A political stoush between the Greens and the ACT’s Stanhope Labor Government over civil unions seems to have been averted following talks between the two parties.
On October 9, ABC News reported that the Greens were concerned Labor amendments to their Civil Partnerships Amendment Bill would water down the ceremonial aspects of the law and give the Commonwealth an excuse to reject it.
ACT Greens leader Shane Rattenbury told the ABC, “We are concerned that the Labor Party’s adding a soft option into this legislation.”
In response, ACT Attorney-General Simon Corbell accused the Greens of politicking, and said Labor was not watering down the bill, but “adding extra bits to it”.
However, since entering into further discussions with the Government, Rattenbury and the Greens are now cautiously optimistic about Labor’s amendments.
Rattenbury told Sydney Star Observer, “The Greens were initially concerned their amendments would move our proposal away from creating a legally recognised ceremony and simply amend the existing registry process instead.
“The Government has since committed to us that this is not their intent.
“We accept their word but reserve the right not to make a final decision until we have seen the detail of their amendments … [but] we are now more confident that Government’s amendments will add to our Bill rather than subtract from it and we look forward to seeing the detail.”

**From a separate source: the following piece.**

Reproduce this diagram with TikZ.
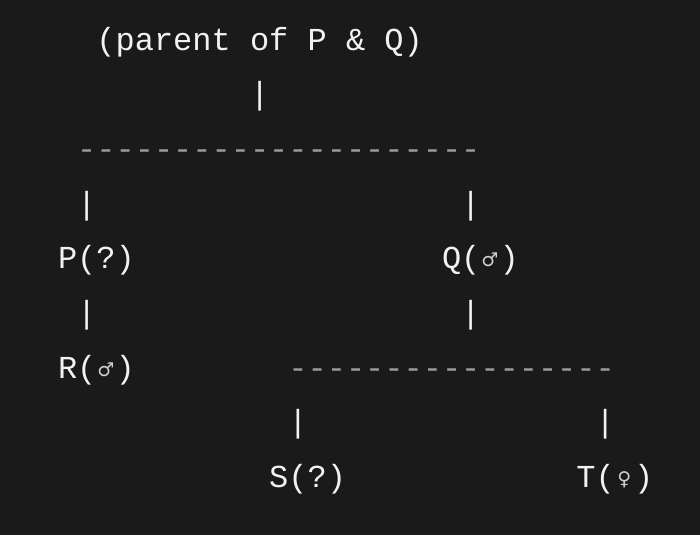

Asked when he expected the Bill to go before the ACT’s Legislative Assembly, Rattenbury said he expected both debate and a vote to have been completed before year’s end.
“Now that the ACT Government has agreed to support our Bill it will be passed in the Assembly and become law,” Rattenbury said.
Once this happens, the Federal Government has six months in which it may decide to use its veto to scuttle the Bill.
“The Greens say the ACT Legislative Assembly has the responsibility for making laws such as this for its own people and there should be no intervention from the Federal Government,” Rattenbury said.
“We will be writing to Kevin Rudd and hope to engage in a discussion with him about why the legislation should be allowed to stand.”